• What you should do:
Leave out the pictures and restate the rest of the data exactly.

Begin Provided material

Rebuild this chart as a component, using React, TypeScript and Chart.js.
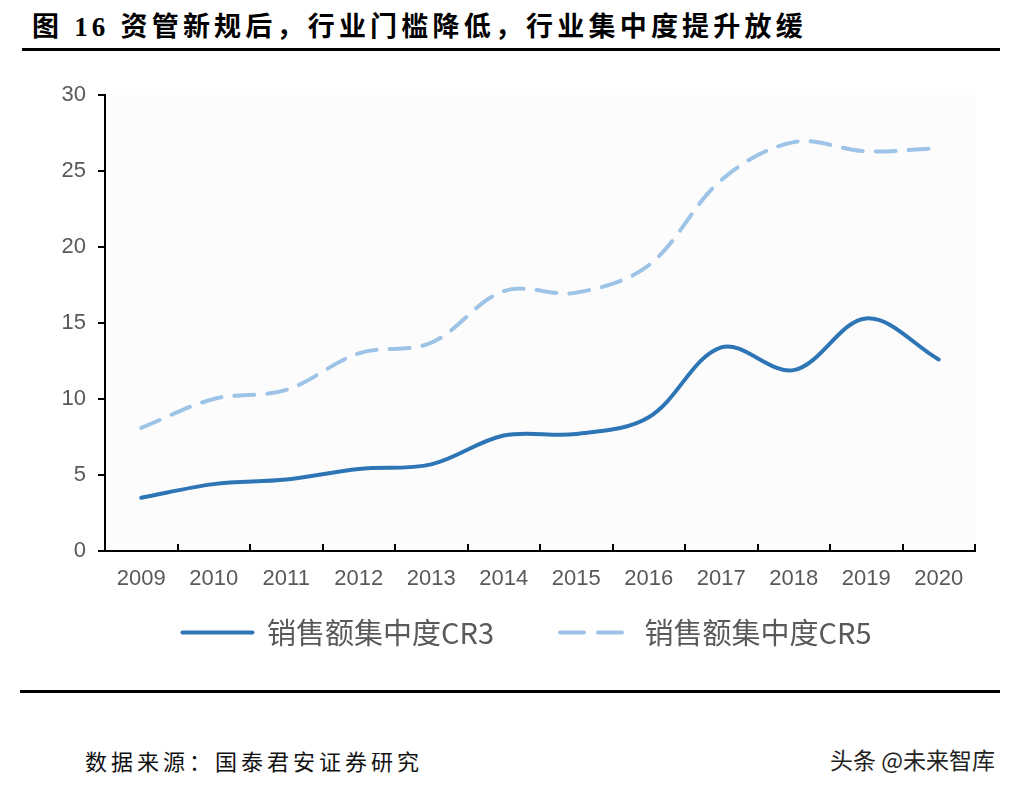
import { useEffect, useRef } from "react"
import { Chart, registerables } from "chart.js"

Chart.register(...registerables)

const anos = ["2009", "2010", "2011", "2012", "2013", "2014", "2015", "2016", "2017", "2018", "2019", "2020"]
const cr3 = [3.5, 4.4, 4.7, 5.4, 5.7, 7.6, 7.7, 8.8, 13.4, 11.9, 15.3, 12.6]
const cr5 = [8.1, 10.0, 10.6, 13.0, 13.7, 17.1, 17.0, 18.8, 24.4, 26.9, 26.3, 26.5]
const nomes = ["销售额集中度CR3", "销售额集中度CR5"]
const yMin = 0
const yMax = 30
const yPasso = 5

const corCR3 = "#2e75b6"
const corCR5 = "#9dc3e6"
const cinza = "#595959"
const tracoLinha = [20, 13]
const tracoLegenda = [24, 14]

// fundo levemente acinzentado só dentro da área do gráfico
const fundoArea = {
  id: "fundoArea",
  beforeDraw(chart: Chart) {
    const { ctx, chartArea } = chart
    ctx.save()
    ctx.fillStyle = "#fcfcfc"
    ctx.fillRect(chartArea.left, chartArea.top, chartArea.right - chartArea.left, chartArea.bottom - chartArea.top)
    ctx.restore()
  },
}

// sobe a legenda para ficar logo abaixo dos rótulos do eixo x
const subirLegenda = {
  id: "subirLegenda",
  afterLayout(chart: any) {
    const lg = chart.legend
    if (!lg) return
    lg.top -= 49
    lg.bottom -= 49
  },
}

function GraficoConcentracao() {
  const chartRef = useRef<HTMLCanvasElement>(null)
  const chartInstance = useRef<Chart | null>(null)

  useEffect(() => {
    if (!chartRef.current) return
    if (chartInstance.current) chartInstance.current.destroy()
    const ctx = chartRef.current.getContext("2d")
    if (!ctx) return

    const fonteEixo = { family: "'Liberation Sans', Arial, sans-serif", size: 22 }

    chartInstance.current = new Chart(ctx, {
      type: "line",
      data: {
        labels: anos,
        datasets: [
          {
            label: nomes[0],
            data: cr3,
            borderColor: corCR3,
            backgroundColor: corCR3,
            borderWidth: 4,
            borderCapStyle: "round",
            pointRadius: 0,
            tension: 0.35,
          },
          {
            label: nomes[1],
            data: cr5,
            borderColor: corCR5,
            backgroundColor: corCR5,
            borderWidth: 4,
            borderDash: tracoLinha,
            borderCapStyle: "round",
            pointRadius: 0,
            tension: 0.35,
          },
        ],
      },
      options: {
        responsive: false,
        animation: false,
        layout: { padding: { left: 50, right: 18, top: 35, bottom: 0 } },
        scales: {
          x: {
            offset: true,
            afterFit: (scale) => {
              scale.height = 50
            },
            grid: {
              offset: true,
              drawOnChartArea: false,
              drawTicks: true,
              tickLength: -7,
              color: "#000",
              lineWidth: 2,
            },
            border: { display: true, color: "#000", width: 2 },
            ticks: {
              padding: 22,
              color: cinza,
              font: fonteEixo,
              maxRotation: 0,
              autoSkip: false,
            },
          },
          y: {
            min: yMin,
            max: yMax,
            afterFit: (scale) => {
              scale.width = 55
            },
            grid: {
              drawOnChartArea: false,
              drawTicks: true,
              tickLength: 7,
              color: "#000",
              lineWidth: 2,
            },
            border: { display: true, color: "#000", width: 2 },
            ticks: {
              stepSize: yPasso,
              padding: 12,
              color: cinza,
              font: fonteEixo,
            },
          },
          // eixo vazio à direita, só para deixar a margem branca do lado direito
          margemDireita: {
            position: "right",
            afterFit: (scale) => {
              scale.width = 29
            },
            grid: { display: false },
            border: { display: false },
            ticks: { display: false },
          },
        },
        plugins: {
          legend: {
            position: "bottom",
            labels: {
              usePointStyle: true,
              pointStyle: "line",
              pointStyleWidth: 70,
              padding: 66,
              color: cinza,
              font: { family: "'Noto Sans CJK SC', sans-serif", size: 29 },
              generateLabels: (chart) => {
                const itens = Chart.defaults.plugins.legend.labels.generateLabels(chart)
                return itens.map((item, i) => ({
                  ...item,
                  strokeStyle: i === 0 ? corCR3 : corCR5,
                  lineWidth: 4,
                  lineCap: "round",
                  lineDash: i === 0 ? [] : tracoLegenda,
                }))
              },
            },
          },
          tooltip: { enabled: false },
          title: { display: false },
        },
      },
      plugins: [fundoArea, subirLegenda],
    })

    return () => {
      if (chartInstance.current) {
        chartInstance.current.destroy()
        chartInstance.current = null
      }
    }
  }, [])

  return (
    <canvas
      ref={chartRef}
      width={1022}
      height={646}
      style={{ position: "absolute", left: 0, top: 60, width: 1022, height: 646 }}
    />
  )
}

export default function App() {
  return (
    <div style={{ position: "absolute", left: 0, top: 0, width: 1022, height: 794, background: "#fff", overflow: "hidden" }}>
      <div
        style={{
          position: "absolute",
          left: 32,
          top: 12,
          fontFamily: "'Liberation Serif', 'Times New Roman', 'Noto Sans CJK SC', serif",
          fontWeight: "bold",
          fontSize: 27,
          lineHeight: "30px",
          letterSpacing: 4.2,
          color: "#000",
          whiteSpace: "nowrap",
        }}
      >
        图 16 资管新规后，行业门槛降低，行业集中度提升放缓
      </div>
      <div style={{ position: "absolute", left: 22, top: 48, width: 978, height: 3, background: "#000" }} />
      <GraficoConcentracao />
      <div style={{ position: "absolute", left: 20, top: 690, width: 980, height: 3, background: "#000" }} />
      <div
        style={{
          position: "absolute",
          left: 85,
          top: 746,
          fontFamily: "'Noto Sans CJK SC', serif",
          fontSize: 22,
          lineHeight: "28px",
          letterSpacing: 4,
          color: "#111",
          whiteSpace: "nowrap",
        }}
      >
        数据来源：国泰君安证券研究
      </div>
      <div
        style={{
          position: "absolute",
          left: 830,
          top: 745,
          fontFamily: "'Noto Sans CJK SC', sans-serif",
          fontSize: 23,
          lineHeight: "28px",
          color: "#222",
          whiteSpace: "nowrap",
        }}
      >
        头条 @未来智库
      </div>
    </div>
  )
}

End Provided material

• Response to this task:
Rebuild this chart as a component, using React, TypeScript and Chart.js.
import { useEffect, useRef } from "react"
import { Chart, registerables } from "chart.js"

Chart.register(...registerables)

const anos = ["2009", "2010", "2011", "2012", "2013", "2014", "2015", "2016", "2017", "2018", "2019", "2020"]
const cr3 = [3.5, 4.4, 4.7, 5.4, 5.7, 7.6, 7.7, 8.8, 13.4, 11.9, 15.3, 12.6]
const cr5 = [8.1, 10.0, 10.6, 13.0, 13.7, 17.1, 17.0, 18.8, 24.4, 26.9, 26.3, 26.5]
const nomes = ["销售额集中度CR3", "销售额集中度CR5"]
const yMin = 0
const yMax = 30
const yPasso = 5

const corCR3 = "#2e75b6"
const corCR5 = "#9dc3e6"
const cinza = "#595959"
const tracoLinha = [20, 13]
const tracoLegenda = [24, 14]

// fundo levemente acinzentado só dentro da área do gráfico
const fundoArea = {
  id: "fundoArea",
  beforeDraw(chart: Chart) {
    const { ctx, chartArea } = chart
    ctx.save()
    ctx.fillStyle = "#fcfcfc"
    ctx.fillRect(chartArea.left, chartArea.top, chartArea.right - chartArea.left, chartArea.bottom - chartArea.top)
    ctx.restore()
  },
}

// sobe a legenda para ficar logo abaixo dos rótulos do eixo x
const subirLegenda = {
  id: "subirLegenda",
  afterLayout(chart: any) {
    const lg = chart.legend
    if (!lg) return
    lg.top -= 49
    lg.bottom -= 49
  },
}

function GraficoConcentracao() {
  const chartRef = useRef<HTMLCanvasElement>(null)
  const chartInstance = useRef<Chart | null>(null)

  useEffect(() => {
    if (!chartRef.current) return
    if (chartInstance.current) chartInstance.current.destroy()
    const ctx = chartRef.current.getContext("2d")
    if (!ctx) return

    const fonteEixo = { family: "'Liberation Sans', Arial, sans-serif", size: 22 }

    chartInstance.current = new Chart(ctx, {
      type: "line",
      data: {
        labels: anos,
        datasets: [
          {
            label: nomes[0],
            data: cr3,
            borderColor: corCR3,
            backgroundColor: corCR3,
            borderWidth: 4,
            borderCapStyle: "round",
            pointRadius: 0,
            tension: 0.35,
          },
          {
            label: nomes[1],
            data: cr5,
            borderColor: corCR5,
            backgroundColor: corCR5,
            borderWidth: 4,
            borderDash: tracoLinha,
            borderCapStyle: "round",
            pointRadius: 0,
            tension: 0.35,
          },
        ],
      },
      options: {
        responsive: false,
        animation: false,
        layout: { padding: { left: 50, right: 18, top: 35, bottom: 0 } },
        scales: {
          x: {
            offset: true,
            afterFit: (scale) => {
              scale.height = 50
            },
            grid: {
              offset: true,
              drawOnChartArea: false,
              drawTicks: true,
              tickLength: -7,
              color: "#000",
              lineWidth: 2,
            },
            border: { display: true, color: "#000", width: 2 },
            ticks: {
              padding: 22,
              color: cinza,
              font: fonteEixo,
              maxRotation: 0,
              autoSkip: false,
            },
          },
          y: {
            min: yMin,
            max: yMax,
            afterFit: (scale) => {
              scale.width = 55
            },
            grid: {
              drawOnChartArea: false,
              drawTicks: true,
              tickLength: 7,
              color: "#000",
              lineWidth: 2,
            },
            border: { display: true, color: "#000", width: 2 },
            ticks: {
              stepSize: yPasso,
              padding: 12,
              color: cinza,
              font: fonteEixo,
            },
          },
          // eixo vazio à direita, só para deixar a margem branca do lado direito
          margemDireita: {
            position: "right",
            afterFit: (scale) => {
              scale.width = 29
            },
            grid: { display: false },
            border: { display: false },
            ticks: { display: false },
          },
        },
        plugins: {
          legend: {
            position: "bottom",
            labels: {
              usePointStyle: true,
              pointStyle: "line",
              pointStyleWidth: 70,
              padding: 66,
              color: cinza,
              font: { family: "'Noto Sans CJK SC', sans-serif", size: 29 },
              generateLabels: (chart) => {
                const itens = Chart.defaults.plugins.legend.labels.generateLabels(chart)
                return itens.map((item, i) => ({
                  ...item,
                  strokeStyle: i === 0 ? corCR3 : corCR5,
                  lineWidth: 4,
                  lineCap: "round",
                  lineDash: i === 0 ? [] : tracoLegenda,
                }))
              },
            },
          },
          tooltip: { enabled: false },
          title: { display: false },
        },
      },
      plugins: [fundoArea, subirLegenda],
    })

    return () => {
      if (chartInstance.current) {
        chartInstance.current.destroy()
        chartInstance.current = null
      }
    }
  }, [])

  return (
    <canvas
      ref={chartRef}
      width={1022}
      height={646}
      style={{ position: "absolute", left: 0, top: 60, width: 1022, height: 646 }}
    />
  )
}

export default function App() {
  return (
    <div style={{ position: "absolute", left: 0, top: 0, width: 1022, height: 794, background: "#fff", overflow: "hidden" }}>
      <div
        style={{
          position: "absolute",
          left: 32,
          top: 12,
          fontFamily: "'Liberation Serif', 'Times New Roman', 'Noto Sans CJK SC', serif",
          fontWeight: "bold",
          fontSize: 27,
          lineHeight: "30px",
          letterSpacing: 4.2,
          color: "#000",
          whiteSpace: "nowrap",
        }}
      >
        图 16 资管新规后，行业门槛降低，行业集中度提升放缓
      </div>
      <div style={{ position: "absolute", left: 22, top: 48, width: 978, height: 3, background: "#000" }} />
      <GraficoConcentracao />
      <div style={{ position: "absolute", left: 20, top: 690, width: 980, height: 3, background: "#000" }} />
      <div
        style={{
          position: "absolute",
          left: 85,
          top: 746,
          fontFamily: "'Noto Sans CJK SC', serif",
          fontSize: 22,
          lineHeight: "28px",
          letterSpacing: 4,
          color: "#111",
          whiteSpace: "nowrap",
        }}
      >
        数据来源：国泰君安证券研究
      </div>
      <div
        style={{
          position: "absolute",
          left: 830,
          top: 745,
          fontFamily: "'Noto Sans CJK SC', sans-serif",
          fontSize: 23,
          lineHeight: "28px",
          color: "#222",
          whiteSpace: "nowrap",
        }}
      >
        头条 @未来智库
      </div>
    </div>
  )
}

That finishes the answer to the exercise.